Antiparticles account for a small fraction of cosmic rays and are also known to be produced in interactions between cosmic-ray nuclei and atoms in the interstellar medium, which is referred to as a ‘secondary source.”
Previous statistically limited measurements of the ratio of positron and electron fluxes have been interpreted as evidence for a primary source for the positrons, as has an increase in the total electron-positron flux at energies between 300 and 600 GeV. Primary sources could include pulsars, microquasars or dark matter annihilation.
Lead study author Oscar Adriani, an astrophysics researcher at the University of Florence in Italy, and his colleagues are reporting a positron to electron ratio that systematically increases in a way that could indicate dark matter annihilation.
The new paper reports a measurement of the positron fraction in the energy range 1.5–100GeV.

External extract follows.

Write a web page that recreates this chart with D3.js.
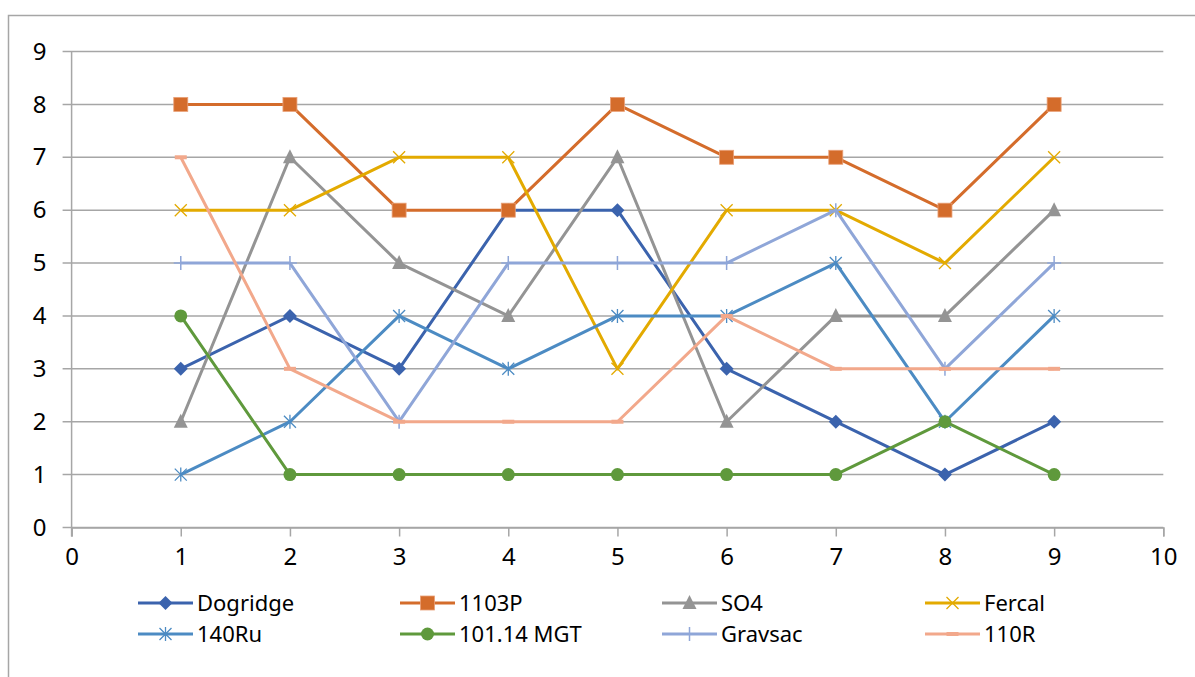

“We find that the positron fraction increases sharply over much of that range, in a way that appears to be completely inconsistent with secondary sources,” the authors wrote in the Nature paper. “We therefore conclude that a primary source, be it an astrophysical object or dark matter annihilation, is necessary.” Another feasible source for the anitmatter particles, besides dark matter annihilation, could be a pulsar, they note.
PAMELA, which stands for a Payload for Antimatter Matter Exploration and Light Nuclei Astrophysics, was launched in June 2006 and initially slated to last three years. Mission scientists now say it will continue to collect data until at least December 2009, which will help pin down whether the positrons are coming from dark matter anihilation or a single, nearby source.